7. Counterfeit drugs and the cold chain of custody

The dangers of counterfeit drugs are obvious. They are not going to work. But branded or generic drugs manufactured for use in another country at sites that are not FDA-approved, would still fall into the counterfeit category if used in the U.S. So, while drugs of that nature might theoretically be effective, there are other dangers that may be associated with them, particularly if they are "cold chain" biologics. Take the case of the "gooey mess" that showed up in a doctor's office near St Louis.

James Newcomb was sentenced to 24 months in federal prison after pleading guilty to charges that he shipped foreign versions of prescription drugs to doctors around the U.S. Those included cancer  drugs like Rituxan, Herceptin, and Neupogen, that are supposed to be destroyed if they spend than 24 hours outside of their prescribed temperatures.

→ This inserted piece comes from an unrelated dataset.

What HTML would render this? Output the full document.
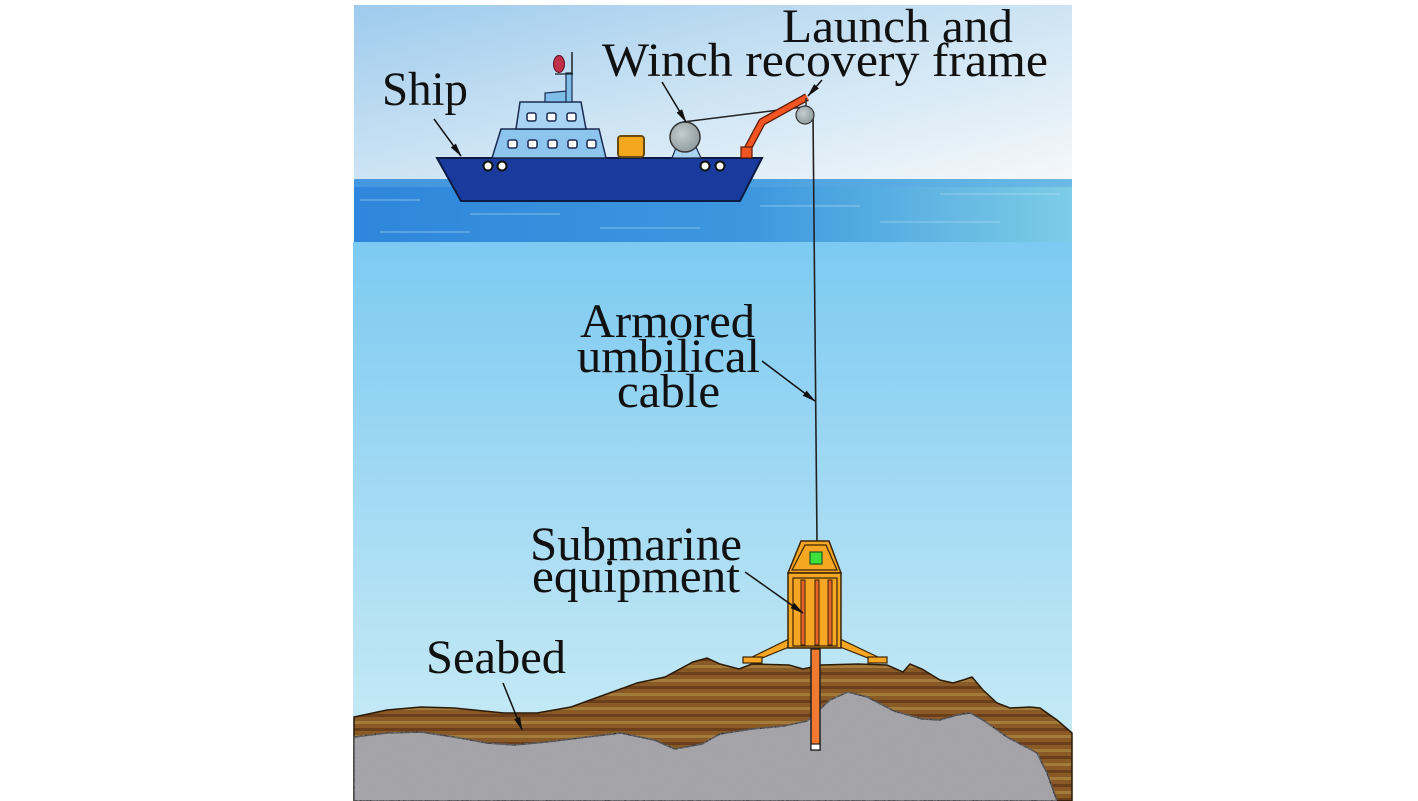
<!DOCTYPE html>
<html>
<head>
<meta charset="utf-8">
<style>
html,body{margin:0;padding:0;background:#fff;}
body{width:1418px;height:801px;overflow:hidden;position:relative;}
svg{position:absolute;left:0;top:0;}
text{font-family:"Liberation Serif","Times New Roman",serif;font-size:48px;fill:#111;}
</style>
</head>
<body>
<svg width="1418" height="801" viewBox="0 0 1418 801" xmlns="http://www.w3.org/2000/svg">
<defs>
  <linearGradient id="sky" x1="0" y1="0" x2="1" y2="1">
    <stop offset="0" stop-color="#9ecbed"/>
    <stop offset="0.5" stop-color="#cde4f4"/>
    <stop offset="1" stop-color="#f5f8fa"/>
  </linearGradient>
  <linearGradient id="seaH" x1="0" y1="0" x2="1" y2="0">
    <stop offset="0" stop-color="#2f86dc"/>
    <stop offset="0.55" stop-color="#3d97de"/>
    <stop offset="1" stop-color="#7ccde6"/>
  </linearGradient>
  <linearGradient id="water" x1="0" y1="0" x2="0" y2="1">
    <stop offset="0" stop-color="#7ccaf2"/>
    <stop offset="0.35" stop-color="#9ad6f3"/>
    <stop offset="0.7" stop-color="#b8e3f4"/>
    <stop offset="1" stop-color="#cdeef6"/>
  </linearGradient>
  <radialGradient id="drum" cx="0.4" cy="0.4" r="0.7">
    <stop offset="0" stop-color="#c4cdcf"/>
    <stop offset="1" stop-color="#8a9698"/>
  </radialGradient>
  <pattern id="stripes" x="0" y="0" width="20" height="14" patternUnits="userSpaceOnUse">
    <rect width="20" height="14" fill="#8a5a26"/>
    <rect y="0" width="20" height="3" fill="#6b3f1c"/>
    <rect y="7" width="20" height="3" fill="#a27b3a"/>
  </pattern>
  <filter id="grain" x="0" y="0" width="100%" height="100%">
    <feTurbulence type="fractalNoise" baseFrequency="0.6" numOctaves="2" seed="3" result="n"/>
    <feColorMatrix in="n" type="matrix" values="0 0 0 0 0.35  0 0 0 0 0.35  0 0 0 0 0.37  0 0 0 0.9 -0.2" result="d"/>
    <feComposite in="d" in2="SourceGraphic" operator="in" result="dd"/>
    <feMerge><feMergeNode in="SourceGraphic"/><feMergeNode in="dd"/></feMerge>
  </filter>
  <marker id="ah" markerWidth="14" markerHeight="8" refX="13" refY="4" orient="auto" markerUnits="userSpaceOnUse">
    <path d="M0,0.8 L14,4 L0,7.2 Z" fill="#111"/>
  </marker>
</defs>

<!-- Sky -->
<rect x="354" y="5" width="718" height="176" fill="url(#sky)"/>
<!-- Sea surface -->
<rect x="354" y="179" width="718" height="64" fill="url(#seaH)"/>
<rect x="354" y="179" width="718" height="8" fill="#5aa8e4" opacity="0.5"/>
<g stroke="#bfe3f7" stroke-width="1.2" opacity="0.45">
  <line x1="360" y1="200" x2="420" y2="200"/>
  <line x1="470" y1="214" x2="560" y2="214"/>
  <line x1="600" y1="228" x2="700" y2="228"/>
  <line x1="760" y1="206" x2="860" y2="206"/>
  <line x1="880" y1="222" x2="1000" y2="222"/>
  <line x1="380" y1="232" x2="470" y2="232"/>
  <line x1="940" y1="194" x2="1060" y2="194"/>
</g>
<!-- Underwater -->
<rect x="353" y="242" width="719" height="559" fill="url(#water)"/>

<!-- Seabed brown layer -->
<path d="M354,717 L387,710 L421,707 L454,708 L504,713 L537,713 L571,707 L604,695 L637,683 L665,677 L693,662 L707,658 L720,664 L739,669 L752,664 L789,665 L803,669 L821,665 L858,664 L887,665 L903,672 L910,664 L922,669 L940,680 L953,683 L963,680 L972,677 L983,690 L997,703 L1010,708 L1030,707 L1040,708 L1057,720 L1072,733 L1072,801 L354,801 Z" fill="url(#stripes)" stroke="#2a1a0a" stroke-width="1.5"/>
<!-- Gray rock -->
<path d="M354,737 L387,733 L421,732 L454,737 L487,743 L514,745 L547,742 L587,737 L621,733 L654,740 L675,749 L702,744 L720,734 L752,729 L784,726 L807,721 L830,700 L848,692 L867,697 L894,711 L922,719 L940,720 L957,715 L970,713 L983,720 L1007,737 L1037,753 L1047,773 L1057,801 L354,801 Z" fill="#a6a6aa" stroke="#222" stroke-width="1.5" filter="url(#grain)"/>

<!-- Cable -->
<line x1="683" y1="122" x2="803" y2="107" stroke="#222" stroke-width="1.5"/>
<line x1="813" y1="115" x2="817" y2="542" stroke="#222" stroke-width="1.6"/>

<!-- Ship hull -->
<polygon points="437,158 762,158 740,201 461,201" fill="#1a3b9e" stroke="#0c1a44" stroke-width="2"/>
<!-- lower superstructure -->
<polygon points="492,158 501,129 599,129 606,158" fill="#8ec5ee" stroke="#1a2a50" stroke-width="1.5"/>
<!-- upper superstructure -->
<polygon points="516,129 520,102 581,102 586,129" fill="#a9d3f3" stroke="#1a2a50" stroke-width="1.5"/>
<!-- mast -->
<polygon points="545,102 545,93 567,91 567,102" fill="#7fbde9" stroke="#1a2a50" stroke-width="1.2"/>
<rect x="566" y="73" width="6" height="29" fill="#7fbde9" stroke="#1a2a50" stroke-width="1.2"/>
<line x1="572" y1="52" x2="572" y2="74" stroke="#222" stroke-width="1.5"/>
<line x1="555" y1="74" x2="573" y2="74" stroke="#222" stroke-width="1.2"/>
<ellipse cx="559" cy="64" rx="5.5" ry="8.5" fill="#c0304a" stroke="#5a1020" stroke-width="1"/>
<!-- windows upper -->
<g fill="#fff" stroke="#1a2a50" stroke-width="1.5">
  <rect x="527" y="113" width="9" height="8" rx="2"/>
  <rect x="547" y="113" width="9" height="8" rx="2"/>
  <rect x="567" y="113" width="9" height="8" rx="2"/>
  <rect x="508" y="140" width="9" height="8" rx="2"/>
  <rect x="528" y="140" width="9" height="8" rx="2"/>
  <rect x="548" y="140" width="9" height="8" rx="2"/>
  <rect x="568" y="140" width="9" height="8" rx="2"/>
  <rect x="587" y="140" width="9" height="8" rx="2"/>
</g>
<!-- portholes -->
<g fill="#fff" stroke="#111" stroke-width="2">
  <circle cx="488" cy="166" r="4.5"/>
  <circle cx="502" cy="166" r="4.5"/>
  <circle cx="705" cy="166" r="4.5"/>
  <circle cx="720" cy="166" r="4.5"/>
</g>
<!-- yellow box -->
<rect x="618" y="136" width="26" height="21" rx="3" fill="#f5a81e" stroke="#6a4a10" stroke-width="2"/>
<!-- winch -->
<polygon points="672,158 677,145 695,145 701,158" fill="#a9d3f3" stroke="#1a2a50" stroke-width="1.2"/>
<circle cx="685" cy="137" r="15" fill="url(#drum)" stroke="#333" stroke-width="1.5"/>
<!-- launch & recovery frame -->
<polyline points="747,150 762,122 807,97" fill="none" stroke="#5a1a08" stroke-width="8" stroke-linejoin="round"/>
<polyline points="747,150 762,122 807,97" fill="none" stroke="#f05522" stroke-width="5.5" stroke-linejoin="round"/>
<rect x="741" y="147" width="11" height="11" fill="#f05522" stroke="#5a1a08" stroke-width="1.2"/>
<line x1="806" y1="98" x2="806" y2="107" stroke="#333" stroke-width="1.5"/>
<circle cx="805" cy="115" r="9" fill="url(#drum)" stroke="#333" stroke-width="1.2"/>

<!-- Submarine equipment -->
<polygon points="801,541 829,541 841,573 788,573" fill="#f5a623" stroke="#3a2408" stroke-width="1.5"/>
<polygon points="805,545 826,545 837,570 792,570" fill="none" stroke="#3a2408" stroke-width="1.2"/>
<rect x="810" y="552" width="12" height="12" fill="#3de03d" stroke="#1a5a1a" stroke-width="1.2"/>
<!-- legs -->
<polygon points="789,639 789,647 762,658 750,658" fill="#f5a623" stroke="#3a2408" stroke-width="1.2"/>
<polygon points="840,639 840,647 868,658 880,658" fill="#f5a623" stroke="#3a2408" stroke-width="1.2"/>
<rect x="743" y="657" width="19" height="6" fill="#f5a623" stroke="#3a2408" stroke-width="1.2"/>
<rect x="868" y="657" width="19" height="6" fill="#f5a623" stroke="#3a2408" stroke-width="1.2"/>
<rect x="788" y="573" width="53" height="75" fill="#f5a623" stroke="#3a2408" stroke-width="1.5"/>
<rect x="793" y="578" width="44" height="68" fill="none" stroke="#3a2408" stroke-width="1.2"/>
<g fill="#e8632a" stroke="#3a2408" stroke-width="1">
  <rect x="801" y="580" width="4" height="65"/>
  <rect x="815" y="580" width="4" height="65"/>
  <rect x="828" y="580" width="4" height="65"/>
</g>
<!-- pile -->
<rect x="811" y="649" width="9" height="101" fill="#f07a30" stroke="#222" stroke-width="1.5"/>
<rect x="811" y="744" width="9" height="6" fill="#fff" stroke="#222" stroke-width="1.2"/>

<!-- Arrows -->
<g stroke="#111" stroke-width="1.5" fill="none" marker-end="url(#ah)">
  <line x1="434" y1="119" x2="461" y2="156"/>
  <line x1="662" y1="82" x2="686" y2="122"/>
  <line x1="822" y1="80" x2="808" y2="96"/>
  <line x1="762" y1="361" x2="815" y2="401"/>
  <line x1="745" y1="572" x2="803" y2="613"/>
  <line x1="503" y1="683" x2="522" y2="730"/>
</g>

<!-- Labels -->
<text x="782" y="42" textLength="231" lengthAdjust="spacingAndGlyphs">Launch and</text>
<text x="602" y="76" textLength="446" lengthAdjust="spacingAndGlyphs">Winch recovery frame</text>
<text x="382" y="105" textLength="86" lengthAdjust="spacingAndGlyphs">Ship</text>
<text x="580" y="337" textLength="175" lengthAdjust="spacingAndGlyphs">Armored</text>
<text x="577" y="372" textLength="183" lengthAdjust="spacingAndGlyphs">umbilical</text>
<text x="617" y="407" textLength="103" lengthAdjust="spacingAndGlyphs">cable</text>
<text x="530" y="560" textLength="212" lengthAdjust="spacingAndGlyphs">Submarine</text>
<text x="532" y="592" textLength="208" lengthAdjust="spacingAndGlyphs">equipment</text>
<text x="426" y="673" textLength="140" lengthAdjust="spacingAndGlyphs">Seabed</text>
</svg>
</body>
</html>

With help from companies in Canada and the United Kingdom, Newcomb offered the drugs to U.S. doctors at discounts of 14% to 60% off their usual wholesale prices. Reports said the drugs were Turkish versions that are not approved for sale in the U.S. But Newcomb didn't have temperature-controlled shipping, and when a St. Louis-area doctor received a shipment, the drugs were "a gooey mess" and had leaked all over the packaging.

In addition to doing some time, Newcomb is forfeiting $1.4 million in cash and a Land Rover.